Commodities & Metals

Why 3 Lithium Stocks Get No Love From These Analysts

We have been keeping an eye on lithium mining stocks for a while now, and what we’ve seen over the past couple of months is not particularly encouraging for the industry or investors. Since December of 2019, the price for lithium carbonate has risen around 300%.

Three lithium mining stocks have increased their share prices by nearly as much over the same period. As of last week, according to analysts at Goldman Sachs, Albemarle Corp. (NYSE: ALB) had seen its share price rise by 294% since the end of 2019. Livent Corp. (NASDAQ: LTHM) has posted a gain of 263%, and Sociedad Química y Minera de Chile S.A. (NYSE: SQM) has added 256%.

Analysts Robert Koort and Mike Harris wrote in a note to investors last week that they “believe that the current valuations of lithium stocks seem to be too high. We are anchored by a conviction that the lithium industry, as a mining and chemical processing business, and despite the current investor interest, is inherently cyclical and beholden to standard economic and equity market principles.” In other words, the price will come back down, it is really only a question of when that will happen.

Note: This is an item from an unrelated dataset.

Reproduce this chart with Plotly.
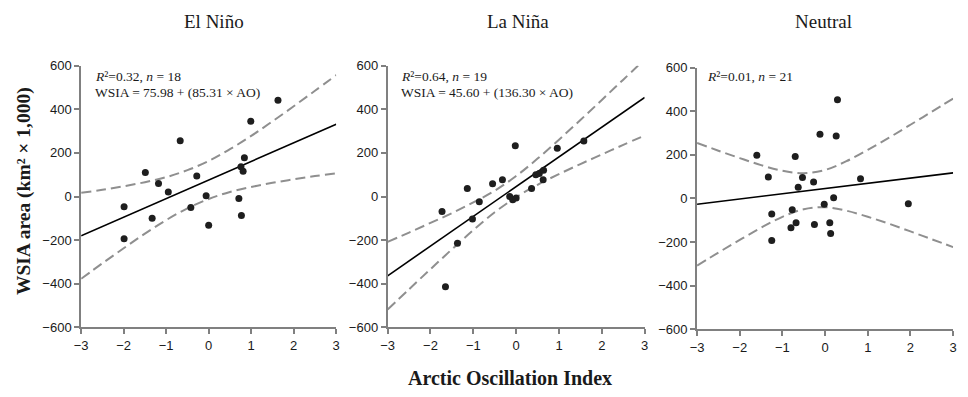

The analysts downgraded both Livent and Albermarle from Neutral to Sell based on a valuation analysis. Livent’s price target was raised from $22 to $23 and Albemarle’s was raised from $199 to $205. Both stocks closed higher than those targets on Friday. Here’s their assessment:

[D]espite mounting EV demand, a substantial supply response is coming and will lead to a decline in operating rates and a normalization of current conditions. Our revised 12-month price targets imply ~16% downside for ALB and ~9% for LTHM vs. an average return potential for our coverage of +17%.

Increased demand for electric vehicles s is a key upside risk for both companies. Livent could expand more quickly than the analysts expect in order to meet that increased demand, pushing past the new price targets.

Chile’s SQM was hammered in Monday’s trading, following the election of Gabriel Boric, a socialist, as the country’s new president. In a note to investors Monday morning, BofA Securities analysts cut the company’s rating from Neutral to Underperform and lowered the firm’s price objective from $67 to $50.

Here is what BofA’s analysts had to say:

[Boric’s] government program considers the creation of the National Lithium Corporation, a state-owned enterprise that will be in charge of developing the Lithium industry; and the implementation of a new governance of the salars. While higher taxes and interference of existing concessions are not formally considered, we believe they could potentially be a risk for SQM.

SQM’s stock traded down almost 16% Monday morning to $47.13, after dropping as low as $46.60 earlier. The stock’s 52-week range is $40.53 to $71.50, and the consensus 12-month price target on the shares is $65.05.

Shares of Livent traded down more than 6% to $22.15 Monday morning, in a 52-week range of $14.73 to $33.04. The consensus price target on the stock is $30.15.

Albemarle stock traded down about 5.2%, at $217.96 in a 52-week range of $133.82 to $291.48. The consensus price target on the stock is $263.19.